This sign pretty much sums up some of the food issues on Yap. As on other Pacific islands, the ease of fast, prepared foods is luring many people, children and adults alike, to choose Vienna sausages, SPAM, and Pringles over a traditional native diet of taro root and fish. Lots of sweetened cereals, sweetened breads, canned fruits in heavy syrup, sodas. Some fruits (mangoes, papayas, pineapple, etc.) are grown on the island, plus taro, breadfruit, beans, sweet potatoes, and a bunch of leafy greens. And lots of fish (caught nearby, not grown). But the vast majority of food is brought by container ships, or on one of the 3 flights that lands here weekly.
We usually go out to one of the 5 local restaurants for dinner, but breakfasts and lunches we eat here at home. Tuna and ramen: cheap and easy favorites. For something different, today I mixed a handful of raisins into my dry tuna.
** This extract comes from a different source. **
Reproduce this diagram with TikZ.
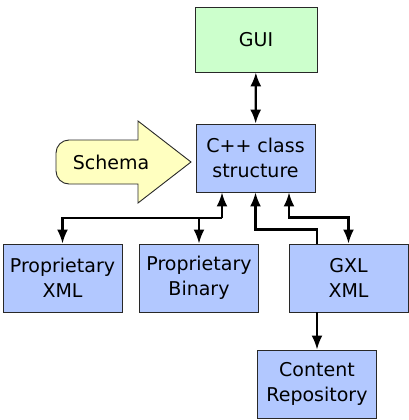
\documentclass[tikz,border=0pt]{standalone}
\usepackage{fontspec}
\setmainfont{DejaVu Sans}
\usetikzlibrary{arrows.meta}
\definecolor{boxblue}{RGB}{178,200,255}
\definecolor{guigreen}{RGB}{204,255,204}
\definecolor{schemayellow}{RGB}{255,255,192}
\definecolor{edgegray}{RGB}{40,40,40}
\begin{document}
\begin{tikzpicture}[x=1pt,y=-1pt]
\tikzstyle{box}=[draw=edgegray,line width=0.9pt,fill=boxblue,minimum width=119pt,minimum height=68pt,inner sep=0pt,align=center,font=\fontsize{19}{25}\selectfont];
\tikzstyle{link}=[line width=2.2pt,{Latex[length=14pt,width=11pt]}-{Latex[length=14pt,width=11pt]}];
\tikzstyle{onelink}=[line width=2.2pt,-{Latex[length=14pt,width=11pt]}];
\useasboundingbox (0,0) rectangle (409,420);
% boxes
\node[box,fill=guigreen,minimum width=122pt,minimum height=65pt] (gui) at (256,39.5) {GUI};
\node[box] (cpp) at (255.5,158) {C++ class\\structure};
\node[box] (pxml) at (62.5,278) {Proprietary\\XML};
\node[box] (pbin) at (199,278) {Proprietary\\Binary};
\node[box] (gxl) at (348.5,278) {GXL\\XML};
\node[box] (repo) at (317,384) {Content\\Repository};
% schema arrow
\draw[draw=edgegray,line width=0.9pt,fill=schemayellow]
(100,140) [rounded corners=13pt] -- (56,140) -- (56,184) -- (100,184) [sharp corners]
-- (138,184) -- (138,203) -- (191,162) -- (138,121) -- (138,140) -- cycle;
\node[draw=none,font=\fontsize{19}{25}\selectfont] (schema) at (111,162) {Schema};
% connectors
\draw[link] (gui) -- (cpp);
\coordinate (fork) at (222,218);
\draw[onelink] (fork) -- (cpp.south -| fork);
\draw[onelink] (fork) -| (pxml);
\draw[onelink] (fork) -| (pbin);
\coordinate (gxltap) at ([xshift=-31.5pt]gxl.north);
\draw[onelink] (gxltap) -- ++(0,-14) -| (cpp.south);
\draw[link] ([xshift=33.5pt]cpp.south) -- ++(0,25) -| (gxl.north);
\draw[onelink] (gxl.south -| repo) -- (repo);
\end{tikzpicture}
\end{document}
Yummm.
During yesterday’s dive, one of the Yapese on the boat “free dove” down to the bottom and kept bringing us fresh giant clams. We pried them open with knives and some of us tried the delicacy, but much of the meat we brought home to share with our neighbors. They made us up a soup with unidentifiable flavors, and we politely ate as much as we could. A better version of it was the coconut clam soup I had earlier in the week for dinner.